- Location: Hohen-Sülzen, Germany
- Coordinates: 49°37′08″N 8°13′14″E﻿ / ﻿49.61878°N 8.22042°E
- Appellation: Rheinhessen
- Key people: Hans-Oliver Spanier
- Varietal: Riesling
- Website: www.kuehlingandbattenfeld.com/en/battenfeldspanier

= Weingut Battenfeld Spanier =

German winery

Weingut Battenfeld Spanier is a German wine grower and producer based in Hohen-Sülzen, in the Wonnegau district of the wine-growing region of Rheinhessen, Germany. Weingut Battenfeld Spanier is a member of the Verband Deutscher Prädikatsweingüter (VDP) since 1998.

==History==

The Battenfeld Spanier winery was founded by Hans-Oliver Spanier in 1991 in accordance with principles of organic farming and biodynamic methods since 2005. Soon he decided that his estate would be used to grow wine, when he tried a 1990 Silvaner dry from Heyl zu Herrnsheim.

==Vineyards and wine==
Hohen-Sülzen is located the southernmost corner of the Wonnegau, a dry sunny region with calcareous subsoils.

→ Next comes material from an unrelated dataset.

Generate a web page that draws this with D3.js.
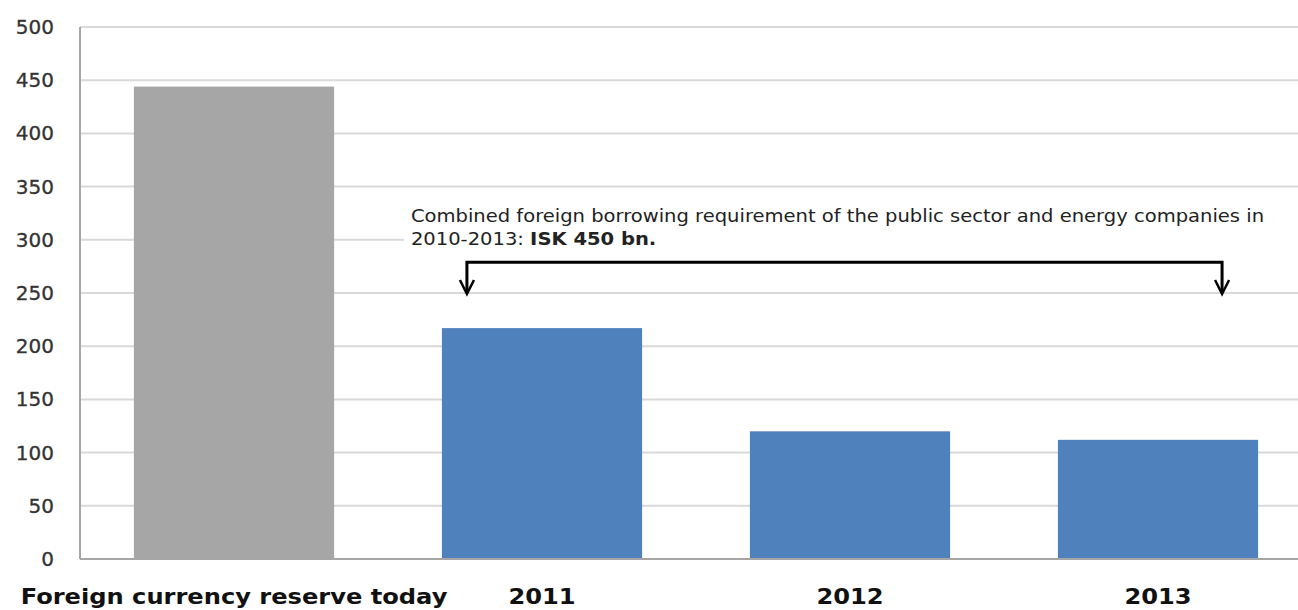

Battenfeld Spanier works with 40 hectares vineyards, including vines in Frauenberg (Flörsheim-Dalsheim), Kirchenstück (Hohen-Sülzen), Zellerweg am Schwarzen Herrgott (Mölsheim) and Kreuzberg (Zellertal). These are selected sites, capable to produce "Grosses Gewächs", top-level dry wines. Chief enologist is the Geisenheimer Hans-Oliver Spanier.

The leading grape variety is Riesling, with 75%, followed by pinot noir 15%.